In Freedman v. Maryland, the Supreme Court ruled that “any restraint prior to judicial review can be imposed only briefly in order to preserve the status quo.” While two circuit courts have found the ruling does not apply to nondisclosure orders, the U.S. Court of Appeals for the Second Circuit has found that some nondisclosure orders must adhere to the ruling.

The conflict “warrants this court’s review,” X lawyers said.

The appeals court panel also ruled that the government can draw nondisclosure orders on warrants anytime a warrant would result in the production of any information that has not been publicly available, even when the public is aware “of the broader investigation” and grant jury subpoenas.

“If the ruling remains in place, the government almost always can obtain a nondisclosure order for a new warrant—no matter how public the investigation—because the warrant itself will always be new and ‘different’ information,” X lawyers argued.

The case implicates not only executive privilege but other types of privilege, including that between a doctor and patient, the lawyers said.

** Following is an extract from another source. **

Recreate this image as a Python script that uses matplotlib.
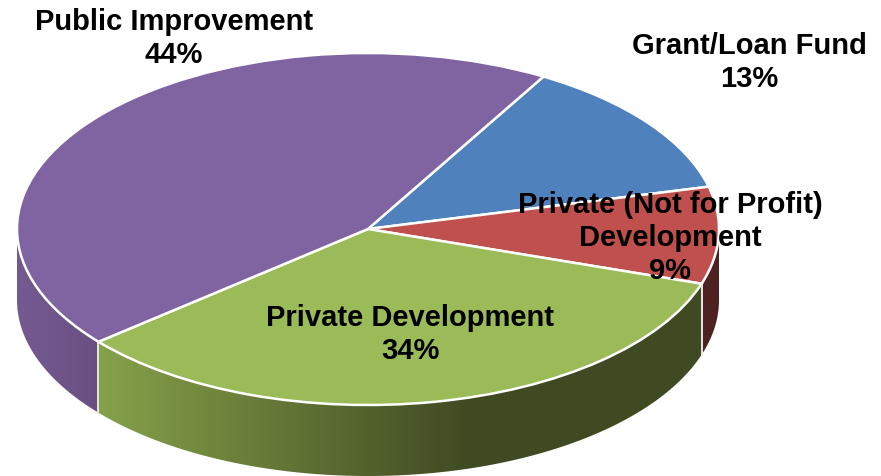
import numpy as np
import matplotlib
matplotlib.use("Agg")
import matplotlib.pyplot as plt
from matplotlib.colors import to_rgb
from matplotlib.patches import Polygon

categories = ["Grant/Loan Fund", "Private (Not for Profit)\nDevelopment", "Private Development", "Public Improvement"]
shares = [12.8, 8.9, 33.9, 44.4]
top_colors = ["#4f81bd", "#c0504d", "#9bbb59", "#8064a2"]
side_left = ["#2c4d75", "#4f2120", "#87a14a", "#755a92"]
side_right = ["#2c4d75", "#4f2120", "#3f4a22", "#6a4f82"]
label_px = [(749.5, 62.5), (670, 238), (410, 334.5), (174, 38.5)]

W, H = 881, 477
CX, CY, RX, RY, DEPTH = 368.0, 230.0, 351.0, 176.0, 71.0
START = 60.0

fig = plt.figure(figsize=(W / 100, H / 100), dpi=100)
ax = fig.add_axes([0, 0, 1, 1])
wedges, _ = ax.pie(shares, colors=top_colors, startangle=START, counterclock=False,
                   wedgeprops=dict(edgecolor="white", linewidth=1.8), normalize=True)
for w in wedges:
    w.set_zorder(5)
xlim = (-CX / RX, (W - CX) / RX)
ylim = ((CY - H) / RY, CY / RY)
d = DEPTH / RY
GRAD_END = (470 - CX) / RX   # gradient of the green wall ends here

# Extruded wall: the visible arc of each slice comes from the pie's own angles
for w, cl, cr in zip(wedges, side_left, side_right):
    for shift in (-360, 0, 360):
        lo, hi = max(w.theta1 + shift, 180), min(w.theta2 + shift, 360)
        if hi <= lo:
            continue
        ts = np.radians(np.linspace(lo, hi, 200))
        xs, ys = np.cos(ts), np.sin(ts)
        pts = np.c_[np.r_[xs, xs[::-1]], np.r_[ys, ys[::-1] - d]]
        xmin, xmax = xs.min(), xs.max()
        gmax = min(xmax, GRAD_END)
        cols = np.linspace(xmin, xmax, 400)
        t = np.clip((cols - xmin) / max(gmax - xmin, 1e-6), 0, 1)[None, :, None]
        a, b = np.array(to_rgb(cl)), np.array(to_rgb(cr))
        img = a[None, None, :] + (b - a)[None, None, :] * t
        im = ax.imshow(img, extent=(xmin, xmax, pts[:, 1].min(), pts[:, 1].max()),
                       aspect="auto", zorder=2, interpolation="bilinear")
        clip = Polygon(pts, closed=True, transform=ax.transData, fill=False, edgecolor="none")
        ax.add_patch(clip)
        im.set_clip_path(clip)
        for e in (lo, hi):
            if 181 < e < 359:
                x, y = np.cos(np.radians(e)), np.sin(np.radians(e))
                ax.plot([x, x], [y, y - d], color="#e4e4e4", lw=1.4, zorder=3)

ax.set_aspect("auto")
ax.set_xlim(*xlim)
ax.set_ylim(*ylim)
ax.axis("off")

for name, share, (px, py) in zip(categories, shares, label_px):
    ax.text((px - CX) / RX, (CY - py) / RY, f"{name}\n{round(share)}%", ha="center", va="center",
            fontsize=21, fontweight="bold", family="Liberation Sans", color="black",
            linespacing=1.23, zorder=10)

fig.savefig("out.png", dpi=100, facecolor="white")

“In cases involving executive privilege, which typically arise in the D.C. Circuit, the government can now circumvent the [Presidential Records Act] and deny privilege-holders their opportunity to assert privilege by seeking communications from, and gagging, third parties. And in the tens of thousands of other cases where the government obtains nondisclosure orders, the government can invade other privileges—including attorney-client, journalist-source, and doctor-patient—without notice,” they said. “Meanwhile, the First Amendment rights of service providers like Twitter to notify users in time for them to assert privileges can be irreparably injured.”

The Department of Justice, which employs Mr. Smith, did not respond to a request for comment. Its response to the filing is due by July 3.